The government’s representatives at the negotiating table have been booed on a number of occasions, when they stated that subsidies could only be expanded if taxes were raised, and that the structure of the free market could not be modified ”by decree.”
The farmers’ associations won talks after holding demonstrations and staging roadblocks around Mexico in the last few months of 2002, and marching from all over the country to the capital in January to protest NAFTA’s latest phase of liberalisation of trade in agriculture.
In January, import duties were lifted on 21 farm products, including potatoes, wheat, apples, onions, coffee, chicken and lamb.
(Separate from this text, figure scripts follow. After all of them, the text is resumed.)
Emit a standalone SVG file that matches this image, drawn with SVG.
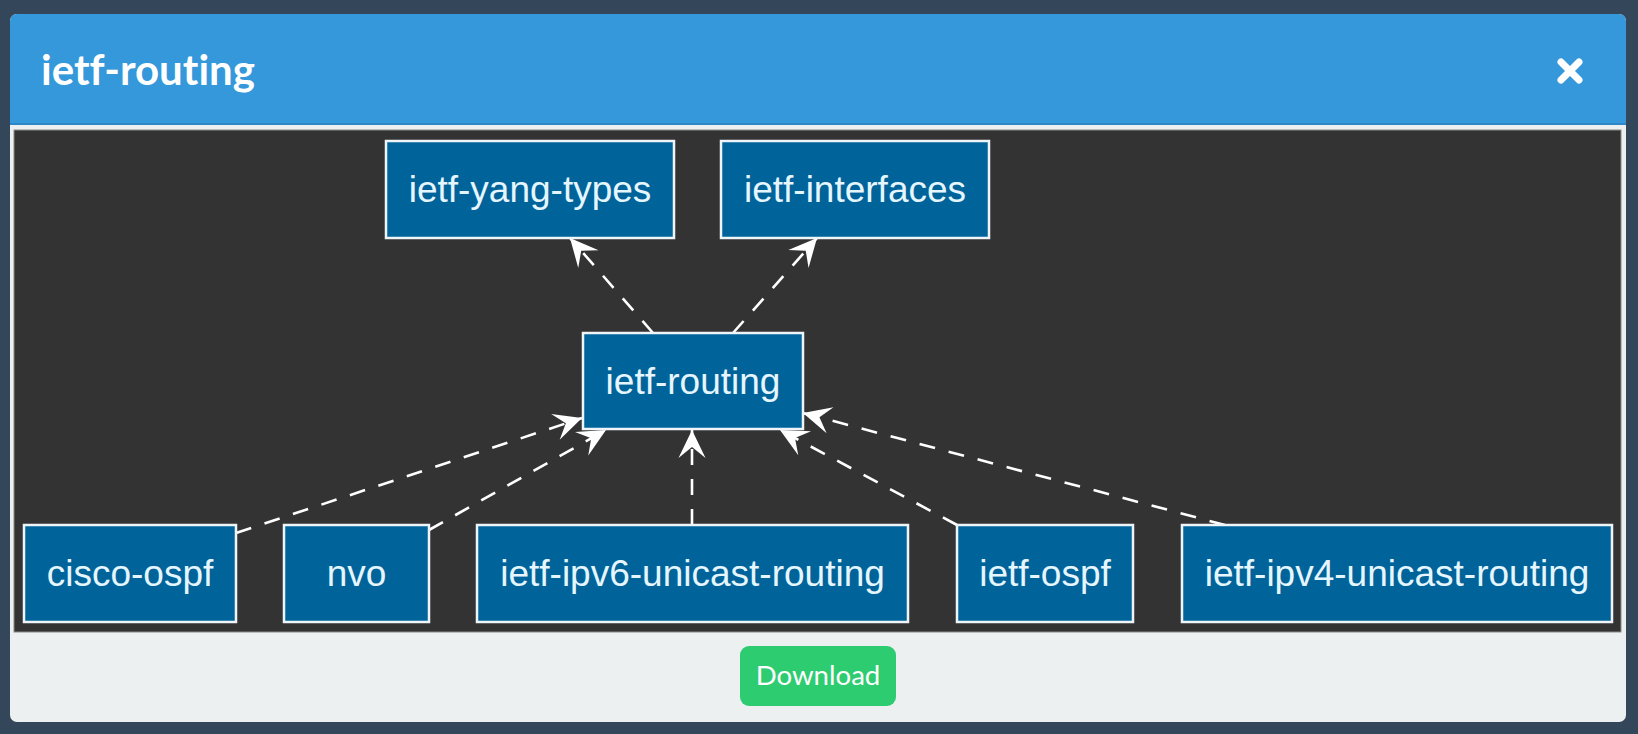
<svg xmlns="http://www.w3.org/2000/svg" width="1638" height="734" viewBox="0 0 1638 734">
<style>
.node rect{fill:#00649a;stroke:#eef4f8;stroke-width:2.5}
.node text{font-family:"Liberation Sans",Arial,sans-serif;font-size:37px;fill:#e6f6ff;text-anchor:middle}
.edge{stroke:#ffffff;stroke-width:2.6;stroke-dasharray:16,14;fill:none}
</style>
<defs>
<marker id="vee" markerUnits="userSpaceOnUse" viewBox="-30 -15 32 30" refX="0" refY="0" markerWidth="32" markerHeight="30" orient="auto">
<path d="M0,0 L-28,-13.5 L-17,0 L-28,13.5 Z" fill="#ffffff"/>
</marker>
</defs>
<rect x="0" y="0" width="1638" height="734" fill="#33465a"/>
<g id="card">
<rect x="10" y="14" width="1616" height="708" rx="7" fill="#ecf0f1"/>
<path d="M10,123 V21 a7,7 0 0 1 7,-7 H1619 a7,7 0 0 1 7,7 V123 Z" fill="#3498db"/>
<rect x="10" y="123" width="1616" height="2" fill="#2e86c6"/>
<text x="41" y="85" font-family="Lato,'Open Sans',sans-serif" font-weight="bold" font-size="42" fill="#ffffff" style="font-variant-ligatures:none">ietf-routing</text>
<g id="close" stroke="#ffffff" stroke-width="7" stroke-linecap="round">
<line x1="1561" y1="62" x2="1579" y2="80"/>
<line x1="1579" y1="62" x2="1561" y2="80"/>
</g>
<rect x="14" y="130" width="1607" height="502" fill="#333333" stroke="#8a8a8a" stroke-width="1"/>
<g id="download">
<rect x="740" y="646" width="156" height="60" rx="9" fill="#2ecc71"/>
<text x="818" y="685" font-family="Lato,'Open Sans',sans-serif" font-size="27.6" fill="#ffffff" text-anchor="middle">Download</text>
</g>
</g>
<g id="connectors">
<line class="edge" x1="653" y1="333" x2="570" y2="238" marker-end="url(#vee)"/>
<line class="edge" x1="733" y1="333" x2="817" y2="238" marker-end="url(#vee)"/>
<line class="edge" x1="236" y1="533" x2="582" y2="418" marker-end="url(#vee)"/>
<line class="edge" x1="429" y1="530" x2="606" y2="430" marker-end="url(#vee)"/>
<line class="edge" x1="692" y1="525" x2="692" y2="430" marker-end="url(#vee)"/>
<line class="edge" x1="957" y1="525" x2="780" y2="430" marker-end="url(#vee)"/>
<line class="edge" x1="1225" y1="525" x2="803" y2="413" marker-end="url(#vee)"/>
</g>
<g id="n-yang" class="node"><rect x="386" y="141" width="288" height="97"/><text x="530" y="202">ietf-yang-types</text></g>
<g id="n-interfaces" class="node"><rect x="721" y="141" width="268" height="97"/><text x="855" y="202">ietf-interfaces</text></g>
<g id="n-routing" class="node"><rect x="583" y="333" width="220" height="96"/><text x="693" y="394">ietf-routing</text></g>
<g id="n-cisco" class="node"><rect x="24" y="525" width="212" height="97"/><text x="130" y="586">cisco-ospf</text></g>
<g id="n-nvo" class="node"><rect x="284" y="525" width="145" height="97"/><text x="356.5" y="586">nvo</text></g>
<g id="n-ipv6" class="node"><rect x="477" y="525" width="431" height="97"/><text x="692.5" y="586">ietf-ipv6-unicast-routing</text></g>
<g id="n-ospf" class="node"><rect x="957" y="525" width="176" height="97"/><text x="1045" y="586">ietf-ospf</text></g>
<g id="n-ipv4" class="node"><rect x="1182" y="525" width="430" height="97"/><text x="1397" y="586">ietf-ipv4-unicast-routing</text></g>
</svg>
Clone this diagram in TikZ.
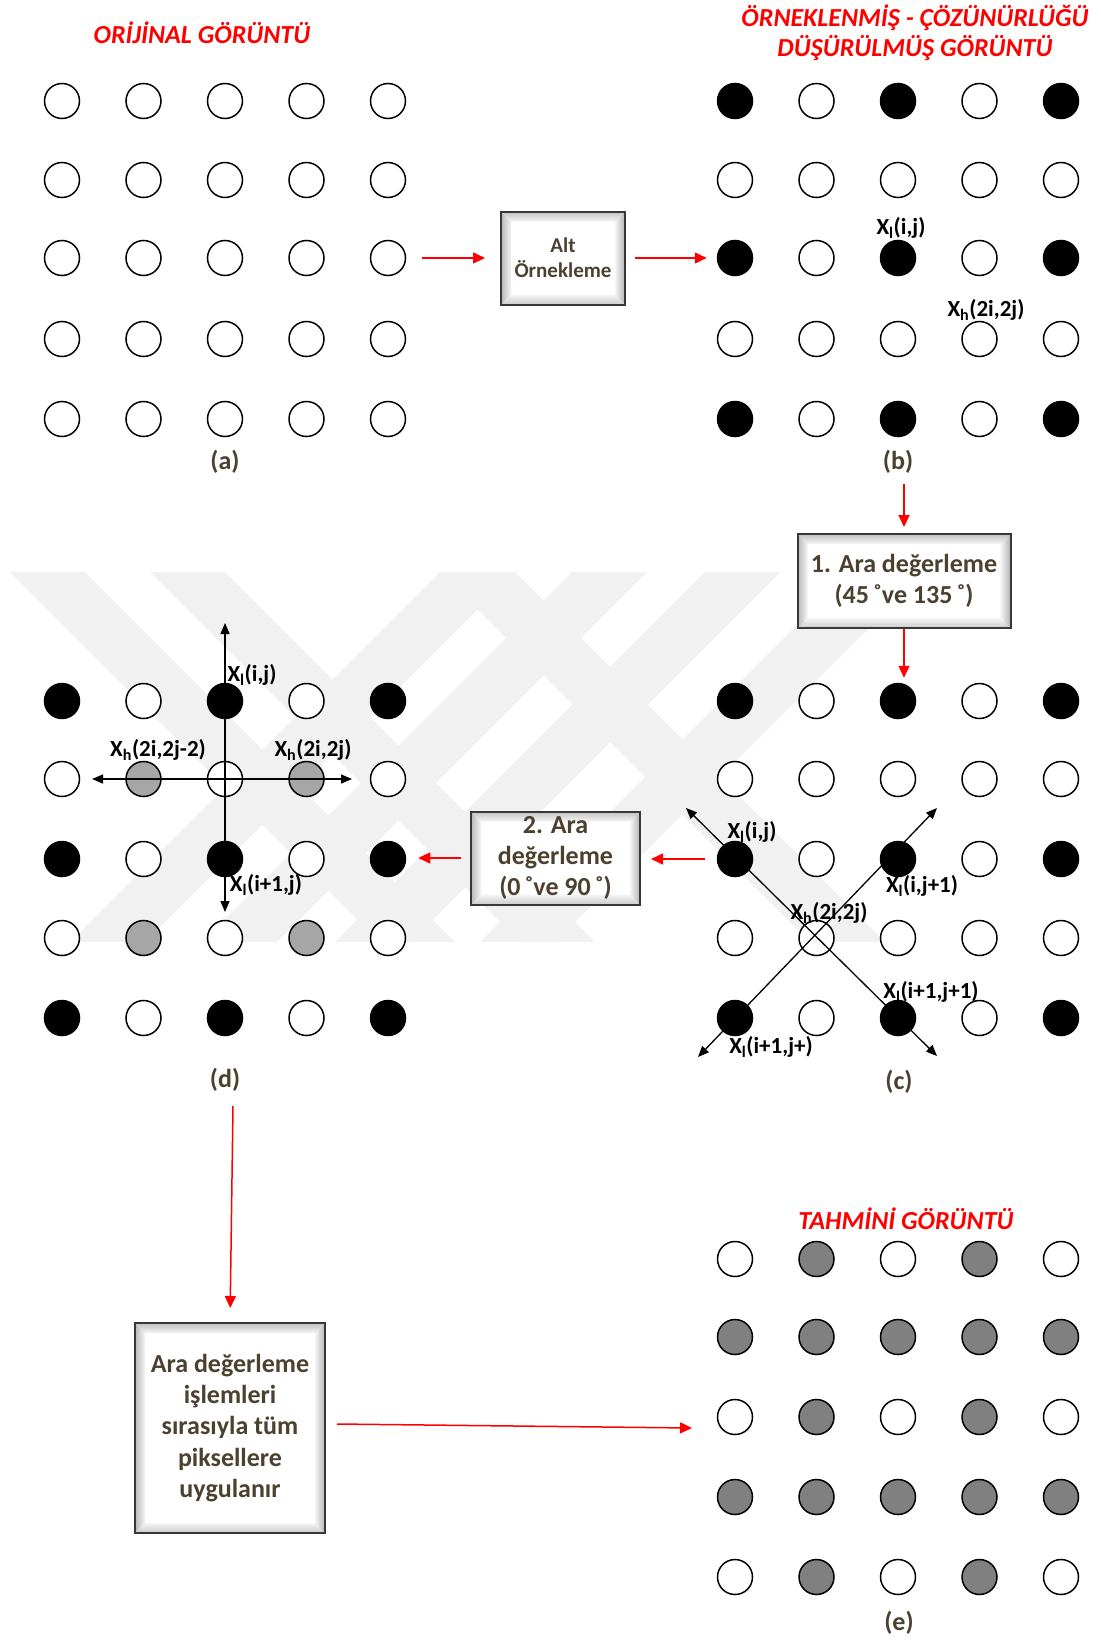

NAFTA outlined three stages for phasing out tariffs on agricultural products. The first began in 1994, when the free trade agreement went into effect, and the third is to begin in 2008.
The Fox administration has promised to live up to any accords it signs with the small farmers. But observers say it will only accept agreements that are based on free market policies and do not threaten fiscal equilibrium.
”If the government intends to negotiate vague agreements that lack substance, it will receive in response further mobilisations and demonstrations, and we will break off the talks,” said UCD leader José Durán.
Of the groups taking part in the talks, the most influential are the National Campesino Confederation (CNC), affiliated with the PRI, and a coalition of around 12 organisations of small farmers, which calls itself ”The Countryside Can’t Bear It Anymore!”
The government would be well advised not to downplay the problems facing rural Mexico – which is home to one- quarter of the population – or seek ”superficial” solutions, because it runs the risk of a major social outbreak, warned the CNC.
The majority of the groups of small farmers blame the problems of the rural sector on the opening of trade in agriculture and ”abandonment” of the countryside by the state.
Over the past two decades, Canada and the United States continued to provide generous subsidies to farmers as they opened up their markets. Mexico, on the other hand, slashed its support for agriculture during that period.
Public funding in support of farmers shrank by 95.5 percent between 1982 and 2001, said researcher José Luis Calva, at the Autonomous National University of Mexico.
In 1982, when the country began to adopt policies to free up trade, food imports amounted to 7.8 billion dollars a year – a figure that rose to over 11 billion dollars by 2001, Calva pointed out.
Twenty percent of the country’s workers live in the countryside, compared to just 2.6 percent in the United States, while U.S. productivity per hectare is 16 times higher than Mexico’s, according to studies.
The average state subsidy for farmers in the United States is 122 dollars per hectare, compared to 53 dollars per hectare in Mexico.
In Mexico there are 20 tractors for every 1,000 people working the land. In the United States, the ratio is 1,484 tractors per 1,000 workers.
According to Usabiaga, the gap between the level of agricultural development in Mexico and the United States is enormous, and this country must modernise if it hopes to compete.
To illustrate that it is possible to do so, he cited the experience of local fruit and vegetable producers who successfully incorporated technology and penetrated the U.S. market by means of large investments, leading to a more than 400 percent increase in exports of broccoli and other produce to the United States between 1994 and 2001.